Larsen was the unlikeliest of characters to attain what so many Hall of Famers couldn't pull off in the Fall Classic. He was 81-91 for his career, never won more than 11 games in a season and finished an unsightly 3-21 with Baltimore in 1954, the year before he was dealt to the Yankees as part of a 17-player trade.
In the 1956 World Series, won in seven games by the Yankees, he was knocked out in the second inning of Game 2 by the Brooklyn Dodgers and didn't think he would have another opportunity to pitch. But when he reached Yankee Stadium on the morning of Oct. 8, he found a baseball in his shoe, the signal from manager Casey Stengel that he would start Game 5.
"I must admit I was shocked," Larsen wrote in his autobiography. "I knew I had to do better than the last time, keep the game close and somehow give our team a chance to win. Casey was betting on me, and I was determined not to let him down this time."
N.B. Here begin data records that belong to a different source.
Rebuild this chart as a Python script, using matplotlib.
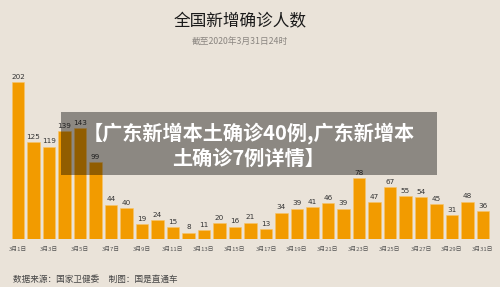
import matplotlib.pyplot as plt
from matplotlib.patches import Rectangle

plt.rcParams['font.family'] = ['Noto Sans CJK SC', 'DejaVu Sans']

# ---------- data -------------------------------------------------------------

days = list(range(1, 32))
new_cases = [202, 125, 119, 139, 143, 99, 44, 40, 19, 24, 15, 8, 11, 20, 16, 21,
             13, 34, 39, 41, 46, 39, 78, 47, 67, 55, 54, 45, 31, 48, 36]
tick_days = days[::2]
tick_labels = [f"3月{d}日" for d in tick_days]

title = "全国新增确诊人数"
subtitle = "截至2020年3月31日24时"
footer = "数据来源：国家卫健委     制图：国是直通车"
overlay = "【广东新增本土确诊40例,广东新增本\n土确诊7例详情】"

bg = "#EAE3D9"
bar_color = "#F29B00"

# ---------- figure -----------------------------------------------------------

fig = plt.figure(figsize=(5.0, 2.87), dpi=100, facecolor=bg)
ax = fig.add_axes([0.02, 0.1672, 0.964, 0.589])
ax.set_facecolor("none")

ax.bar(days, new_cases, width=0.78, color=bar_color,
       edgecolor="#F7C56A", linewidth=0.4)
for d, v in zip(days, new_cases):
    ax.text(d, v + 3, str(v), ha="center", va="bottom",
            fontsize=5.2, color="#333333", family="DejaVu Sans")

ax.set_xlim(1 - 0.516, 31.58)
ax.set_ylim(0, 217.5)
ax.set_xticks(tick_days)
ax.set_xticklabels(tick_labels, fontsize=4.2, color="#555555")
ax.tick_params(length=0, pad=6)
ax.set_yticks([])
for s in ax.spines.values():
    s.set_visible(False)

# titles and footer
fig.text(0.48, 0.924, title, ha="center", va="center",
         fontsize=12, color="#1a1a1a", weight="medium")
fig.text(0.48, 0.853, subtitle, ha="center", va="center",
         fontsize=6.3, color="#8a8580")
fig.text(0.026, 0.028, footer, ha="left", va="center",
         fontsize=6.2, color="#444444")

# translucent headline banner
fig.patches.append(Rectangle((61 / 500, 1 - 175 / 287), 376 / 500, 63 / 287,
                             transform=fig.transFigure, facecolor="black",
                             alpha=0.4, edgecolor="none", zorder=5))
fig.text(0.497, 0.494, overlay, ha="center", va="center", fontsize=14.5,
         color="white", weight="bold", linespacing=1.2, zorder=6)

fig.savefig("out.png", dpi=100, facecolor=bg)
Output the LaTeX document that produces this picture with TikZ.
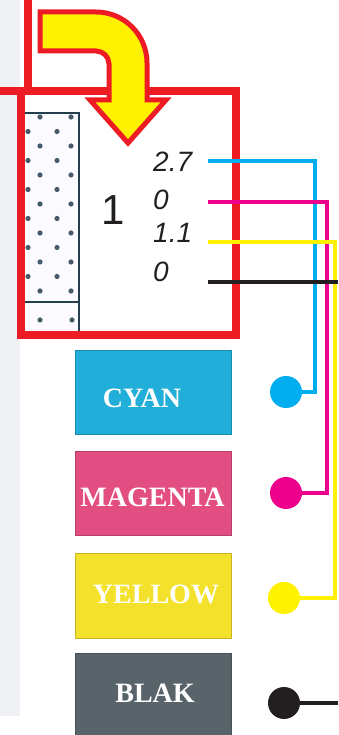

The Dodgers and Yankees had split the first four games, and Stengel liked the deception of Larsen's no-windup delivery. The manager's instincts proved historically correct. The lanky right-hander struck out seven, needed just 97 pitches to tame the Dodgers and only once went to three balls on a batter -- against Pee Wee Reese in the first inning.
In winning 2-0, the Yankees themselves managed only five hits against the Dodgers' Sal Maglie but scored on Mickey Mantle's home run and an RBI single by Hank Bauer.
Larsen, selected MVP of the 1956 Series, had two close calls. In the second inning, Jackie Robinson hit a hard grounder that was deflected by third baseman Andy Carey to shortstop Gil McDougald, who threw out Robinson. In the fifth, Mantle ran down a long drive to left-center field by Gil Hodges. With two outs in the ninth, pinch hitter Dale Mitchell took a third strike, completing the perfect game and sending catcher Yogi Berra dashing out from behind the plate to leap into Larsen's arms.
"When Yogi Berra jumped on me and grabbed with the bear hug, my mind went completely blank," Larsen wrote in his autobiography. "I was under friendly attack ... I was swept into the dugout."
Their celebration remains one of baseball's most joyous images.
"Don's perfect game is a defining moment for our franchise, encapsulating a storied era of Yankees success and ranking among the greatest single-game performances in Major League Baseball history," the Yankees, who also tweeted about Larsen's death, said in a statement. "The unmitigated joy reflected in his embrace with Yogi Berra after the game's final out will forever hold a secure place in Yankees lore. It was the pinnacle of baseball success and a reminder of the incredible, unforgettable things that can take place on a baseball field."